Its aim is to allow business leaders, politicians, academics and others to network informally and exchange ideas about the world economy, thus helping set the agenda for the year's business.
This year's WEF followed the US financial turmoil and several days of market uncertainty resulting from a housing mortgage market crisis. Nevertheless, some 2,500 participants turned up.
Among them was Kamath and 80 other Indian business leaders who seemed determined to stamp a rare optimism on a forum that spent much of its five days debating how serious the current financial crisis was and the ways to deal with it.
The Indian delegation was led by Finance Minister Palaniappam Chidambaram, who told participants that India could help "moderate" the global impact of the current financial downturn if it was able to deal with a sudden capital surge accompanied by declining exports.
In tandem, Commerce and Industry Minister Kamal Nath - meeting with 15 other trade ministers on the sidelines of the event - said it was important for global political leaders to strike a world trade deal by the end of the year.
Backed strongly by US Trade Representative Susan Schwab and European Union Trade Commissioner Peter Mandelson, the trade ministers decided on Saturday to meet in Geneva in the third week of March to give a boost to the stalled Doha Round of world trade talks.
That one bit of Davos silver lining was linked directly to the general downbeat mood at the forum itself, with Nath declaring it was important for the global political leadership - a direct hint at the US and EU - to conclude a trade deal in 2008, given what he called "economic crisis facing the developed world".

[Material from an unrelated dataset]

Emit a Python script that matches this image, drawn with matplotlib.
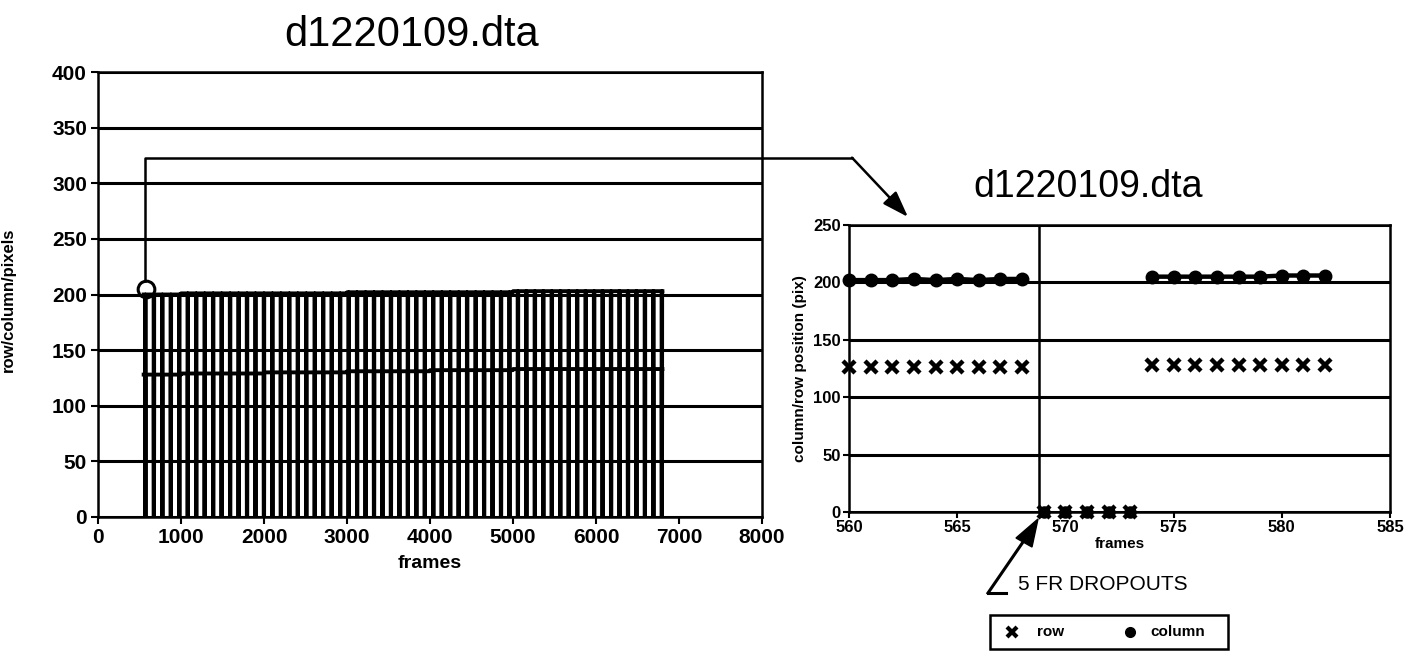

It is hard to tell, but the optimism exuded by both China and India may just have been responsible for the fact that a little over half the senior executives gathered in Davos felt the current financial troubles were a temporary downturn rather than a recession.
Also linked to Doha, whose shadow loomed large over the WEF, was a surprise casualty: the previously unquestioning enthusiasm about economic globalisation.

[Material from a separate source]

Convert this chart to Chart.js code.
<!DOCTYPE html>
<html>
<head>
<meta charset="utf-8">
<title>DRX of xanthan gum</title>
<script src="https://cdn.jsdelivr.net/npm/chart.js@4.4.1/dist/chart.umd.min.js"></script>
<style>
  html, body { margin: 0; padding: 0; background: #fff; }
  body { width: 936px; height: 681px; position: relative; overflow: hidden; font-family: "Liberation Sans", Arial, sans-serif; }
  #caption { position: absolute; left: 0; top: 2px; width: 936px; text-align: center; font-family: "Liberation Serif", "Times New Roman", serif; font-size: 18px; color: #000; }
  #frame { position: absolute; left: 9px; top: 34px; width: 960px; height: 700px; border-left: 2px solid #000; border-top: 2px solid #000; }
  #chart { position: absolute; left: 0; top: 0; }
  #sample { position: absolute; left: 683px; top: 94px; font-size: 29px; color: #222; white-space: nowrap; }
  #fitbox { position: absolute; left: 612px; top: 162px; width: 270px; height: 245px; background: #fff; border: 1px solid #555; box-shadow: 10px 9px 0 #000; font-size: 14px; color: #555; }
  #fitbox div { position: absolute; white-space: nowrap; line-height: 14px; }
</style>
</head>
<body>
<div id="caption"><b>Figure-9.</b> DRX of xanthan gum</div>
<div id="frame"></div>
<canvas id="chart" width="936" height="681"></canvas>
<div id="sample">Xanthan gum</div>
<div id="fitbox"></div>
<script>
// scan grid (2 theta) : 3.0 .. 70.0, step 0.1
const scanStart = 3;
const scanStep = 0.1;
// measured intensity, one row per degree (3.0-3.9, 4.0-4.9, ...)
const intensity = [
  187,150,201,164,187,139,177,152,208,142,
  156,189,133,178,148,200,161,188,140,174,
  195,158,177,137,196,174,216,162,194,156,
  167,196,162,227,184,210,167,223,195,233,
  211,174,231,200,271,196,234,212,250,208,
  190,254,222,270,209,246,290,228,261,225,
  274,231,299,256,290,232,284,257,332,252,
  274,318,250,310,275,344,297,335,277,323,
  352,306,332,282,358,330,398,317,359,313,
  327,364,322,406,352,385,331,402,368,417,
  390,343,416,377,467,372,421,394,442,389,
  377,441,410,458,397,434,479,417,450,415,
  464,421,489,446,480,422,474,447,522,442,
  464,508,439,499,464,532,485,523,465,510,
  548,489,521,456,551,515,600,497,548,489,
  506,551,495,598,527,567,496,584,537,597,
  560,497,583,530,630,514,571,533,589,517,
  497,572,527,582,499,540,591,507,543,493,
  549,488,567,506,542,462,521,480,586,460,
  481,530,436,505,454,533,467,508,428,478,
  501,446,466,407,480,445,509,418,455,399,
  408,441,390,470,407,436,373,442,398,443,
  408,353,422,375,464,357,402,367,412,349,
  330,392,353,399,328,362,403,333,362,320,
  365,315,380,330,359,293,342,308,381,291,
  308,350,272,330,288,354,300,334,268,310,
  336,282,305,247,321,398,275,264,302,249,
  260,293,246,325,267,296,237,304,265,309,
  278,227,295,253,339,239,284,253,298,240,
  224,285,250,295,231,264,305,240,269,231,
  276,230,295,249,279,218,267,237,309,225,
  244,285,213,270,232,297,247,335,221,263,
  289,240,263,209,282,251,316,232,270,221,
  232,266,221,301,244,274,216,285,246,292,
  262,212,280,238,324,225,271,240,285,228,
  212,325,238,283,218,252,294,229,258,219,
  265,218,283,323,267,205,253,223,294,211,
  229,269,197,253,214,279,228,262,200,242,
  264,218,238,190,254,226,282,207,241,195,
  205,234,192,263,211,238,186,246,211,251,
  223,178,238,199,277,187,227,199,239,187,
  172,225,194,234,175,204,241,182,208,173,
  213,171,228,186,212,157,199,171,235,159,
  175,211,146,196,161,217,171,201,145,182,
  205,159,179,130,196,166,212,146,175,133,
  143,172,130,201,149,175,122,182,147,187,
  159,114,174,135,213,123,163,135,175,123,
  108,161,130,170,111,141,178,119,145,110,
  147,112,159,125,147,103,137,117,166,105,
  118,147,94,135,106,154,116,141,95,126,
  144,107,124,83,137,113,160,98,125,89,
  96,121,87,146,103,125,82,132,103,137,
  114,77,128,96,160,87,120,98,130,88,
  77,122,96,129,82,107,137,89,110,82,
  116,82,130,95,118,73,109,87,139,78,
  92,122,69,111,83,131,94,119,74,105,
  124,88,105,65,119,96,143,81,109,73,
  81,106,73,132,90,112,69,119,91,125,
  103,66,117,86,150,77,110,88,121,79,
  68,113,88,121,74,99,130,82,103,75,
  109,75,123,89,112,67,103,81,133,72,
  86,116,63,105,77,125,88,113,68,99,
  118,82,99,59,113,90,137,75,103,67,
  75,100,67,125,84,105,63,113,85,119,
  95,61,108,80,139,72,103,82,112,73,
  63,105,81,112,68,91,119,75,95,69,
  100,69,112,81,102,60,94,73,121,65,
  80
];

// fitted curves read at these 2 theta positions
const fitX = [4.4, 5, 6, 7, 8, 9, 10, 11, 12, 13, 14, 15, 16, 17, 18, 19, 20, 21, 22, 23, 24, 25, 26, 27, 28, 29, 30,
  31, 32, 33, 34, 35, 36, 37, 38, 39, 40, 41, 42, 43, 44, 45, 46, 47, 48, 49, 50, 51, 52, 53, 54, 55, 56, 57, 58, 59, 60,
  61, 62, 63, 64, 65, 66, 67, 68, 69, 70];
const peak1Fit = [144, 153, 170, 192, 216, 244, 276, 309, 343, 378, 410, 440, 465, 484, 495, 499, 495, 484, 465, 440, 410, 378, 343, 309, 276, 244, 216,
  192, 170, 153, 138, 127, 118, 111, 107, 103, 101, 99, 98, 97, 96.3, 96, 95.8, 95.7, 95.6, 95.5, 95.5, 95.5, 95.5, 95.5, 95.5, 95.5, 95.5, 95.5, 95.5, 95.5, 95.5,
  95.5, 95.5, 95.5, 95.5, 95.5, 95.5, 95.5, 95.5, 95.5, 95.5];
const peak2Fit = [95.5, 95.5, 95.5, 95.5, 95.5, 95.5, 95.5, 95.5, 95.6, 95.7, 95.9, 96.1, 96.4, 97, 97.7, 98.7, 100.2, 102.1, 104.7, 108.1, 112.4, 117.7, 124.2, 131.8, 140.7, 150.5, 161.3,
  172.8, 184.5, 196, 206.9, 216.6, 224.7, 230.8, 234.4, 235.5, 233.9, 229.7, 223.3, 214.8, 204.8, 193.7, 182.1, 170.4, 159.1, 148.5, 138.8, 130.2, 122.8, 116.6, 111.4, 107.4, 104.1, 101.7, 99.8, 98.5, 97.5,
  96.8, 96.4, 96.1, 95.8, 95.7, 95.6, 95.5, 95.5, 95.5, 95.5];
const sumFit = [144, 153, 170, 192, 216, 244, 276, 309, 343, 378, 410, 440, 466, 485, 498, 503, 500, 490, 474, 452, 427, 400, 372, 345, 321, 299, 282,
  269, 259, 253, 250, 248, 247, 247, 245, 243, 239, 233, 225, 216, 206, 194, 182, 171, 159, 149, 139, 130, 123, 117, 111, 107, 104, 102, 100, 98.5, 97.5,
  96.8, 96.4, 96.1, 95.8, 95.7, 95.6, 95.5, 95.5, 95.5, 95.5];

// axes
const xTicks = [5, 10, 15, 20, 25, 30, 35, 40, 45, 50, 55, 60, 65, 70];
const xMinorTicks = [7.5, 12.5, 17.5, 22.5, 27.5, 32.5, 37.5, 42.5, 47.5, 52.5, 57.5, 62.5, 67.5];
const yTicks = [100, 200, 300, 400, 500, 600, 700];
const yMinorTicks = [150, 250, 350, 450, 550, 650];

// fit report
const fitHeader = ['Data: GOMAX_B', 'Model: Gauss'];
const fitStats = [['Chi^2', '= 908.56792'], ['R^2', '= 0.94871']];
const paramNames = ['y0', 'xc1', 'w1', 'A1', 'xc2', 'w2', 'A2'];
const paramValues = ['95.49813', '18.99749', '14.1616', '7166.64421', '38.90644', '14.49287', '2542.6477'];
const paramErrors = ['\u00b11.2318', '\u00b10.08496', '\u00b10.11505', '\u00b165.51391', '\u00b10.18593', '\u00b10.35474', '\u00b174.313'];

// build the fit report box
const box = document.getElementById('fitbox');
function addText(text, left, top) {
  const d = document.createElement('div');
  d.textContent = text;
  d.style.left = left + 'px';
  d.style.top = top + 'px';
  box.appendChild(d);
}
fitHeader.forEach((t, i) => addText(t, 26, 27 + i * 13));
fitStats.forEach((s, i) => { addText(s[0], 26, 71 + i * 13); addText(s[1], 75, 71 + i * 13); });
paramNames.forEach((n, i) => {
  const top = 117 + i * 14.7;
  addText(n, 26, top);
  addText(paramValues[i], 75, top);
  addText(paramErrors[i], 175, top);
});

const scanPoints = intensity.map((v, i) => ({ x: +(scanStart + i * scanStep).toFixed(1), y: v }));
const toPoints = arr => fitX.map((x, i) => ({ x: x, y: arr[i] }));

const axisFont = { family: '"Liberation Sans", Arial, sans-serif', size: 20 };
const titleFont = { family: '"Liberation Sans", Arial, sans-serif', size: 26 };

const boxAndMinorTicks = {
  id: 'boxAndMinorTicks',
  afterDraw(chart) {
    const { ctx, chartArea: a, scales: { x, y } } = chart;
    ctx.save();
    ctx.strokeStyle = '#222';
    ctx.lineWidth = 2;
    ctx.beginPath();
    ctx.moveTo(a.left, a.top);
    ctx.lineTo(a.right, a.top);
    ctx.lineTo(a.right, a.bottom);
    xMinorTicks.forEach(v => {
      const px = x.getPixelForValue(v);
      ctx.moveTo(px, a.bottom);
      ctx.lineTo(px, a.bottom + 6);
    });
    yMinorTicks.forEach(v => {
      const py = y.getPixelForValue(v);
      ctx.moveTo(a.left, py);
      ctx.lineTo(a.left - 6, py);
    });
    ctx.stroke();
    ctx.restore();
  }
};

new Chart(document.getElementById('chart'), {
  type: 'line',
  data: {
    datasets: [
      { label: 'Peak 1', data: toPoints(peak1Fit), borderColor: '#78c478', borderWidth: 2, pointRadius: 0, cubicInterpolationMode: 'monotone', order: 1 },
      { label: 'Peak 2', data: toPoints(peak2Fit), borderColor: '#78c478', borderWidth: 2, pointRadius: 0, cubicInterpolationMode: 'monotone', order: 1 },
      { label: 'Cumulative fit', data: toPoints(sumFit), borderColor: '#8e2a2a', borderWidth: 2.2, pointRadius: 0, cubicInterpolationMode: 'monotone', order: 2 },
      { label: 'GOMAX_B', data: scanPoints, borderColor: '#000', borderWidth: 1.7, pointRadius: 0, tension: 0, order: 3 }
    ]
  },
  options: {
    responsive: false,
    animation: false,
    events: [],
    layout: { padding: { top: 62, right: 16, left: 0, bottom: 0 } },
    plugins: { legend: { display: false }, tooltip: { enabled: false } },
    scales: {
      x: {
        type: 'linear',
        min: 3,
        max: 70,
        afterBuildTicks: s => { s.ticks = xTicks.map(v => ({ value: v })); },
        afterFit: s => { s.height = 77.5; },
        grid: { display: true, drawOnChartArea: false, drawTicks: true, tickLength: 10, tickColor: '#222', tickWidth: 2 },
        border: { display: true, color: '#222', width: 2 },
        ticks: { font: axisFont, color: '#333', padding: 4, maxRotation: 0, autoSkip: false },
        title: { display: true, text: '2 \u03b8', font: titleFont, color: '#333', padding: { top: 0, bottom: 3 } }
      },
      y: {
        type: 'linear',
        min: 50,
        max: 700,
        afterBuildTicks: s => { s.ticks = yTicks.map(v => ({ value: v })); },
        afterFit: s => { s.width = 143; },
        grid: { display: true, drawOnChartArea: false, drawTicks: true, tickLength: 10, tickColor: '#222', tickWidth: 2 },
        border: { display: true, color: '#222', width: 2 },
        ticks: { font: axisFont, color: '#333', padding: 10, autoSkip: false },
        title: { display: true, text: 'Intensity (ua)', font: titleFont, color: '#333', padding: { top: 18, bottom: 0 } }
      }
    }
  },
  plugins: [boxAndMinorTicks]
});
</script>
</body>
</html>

Instead, many participants stressed the value of collaboration, where each side collaborates to make sure the other's interests are served.
"Globalisation is probably not the right word. Is it truly a level playing field? If it was, then the WTO should have been a walkover. The fact that as you go through the WTO process you are finding so many issues, clearly indicates that globalisation is probably not the right word," said Kamath.
Kamath co-chaired the forum along with Indian-born CEO of PepsiCo, Indra Nooyi, former British premier Tony Blair, James Dimon, chairman and CEO, JPMorgan Chase, former US secretary of state Henry Kissinger, David J O'Reilly, Chevron CEO, and Wang Jianzhou, CEO of China Mobile Communications Corporation.
The Forum itself was designed this year to stress collaboration across all the themes - from business, economics and finance, geopolitics, science and technology to societal values - but it could not shake off the spectre of a global economic downturn.
The possible impact on India and China, naturally, was a hot topic. The key to answering that question lay in the issue of 'decoupling' - that is, how integrated was a particular economy to that of the US?
Would India sneeze if the US caught a cold? Both Chidambaram and Kamal Nath thought not - but agreed that China was much more vulnerable to the US downturn as its growth was export-oriented.
The Indian growth, on the other hand, was fuelled by investment and domestic consumption.
"Are we decoupled? India certainly is decoupled. Any impact will be a marginal impact," said Kamath, whose ICICI bank is India's largest private sector bank.
"Limiting access to dollar funding and limiting access to global money coming into India and buying assets has insulated India from any challenges on the global front. Economically, we are insulated," he added.
But some financial sector leaders didn't think economic insulation was necessarily a good idea - the freer, more developed and complex a market became, the more it lent itself to cyclical ups and downs.
The current crisis was no more than an "overdue correction" they said.
However, such arguments were given a short shrift by Indians at Davos, who pointed out that if it came to a choice, protecting India's large numbers of poor from the volatilities of the market was more important than maintaining a high growth rate.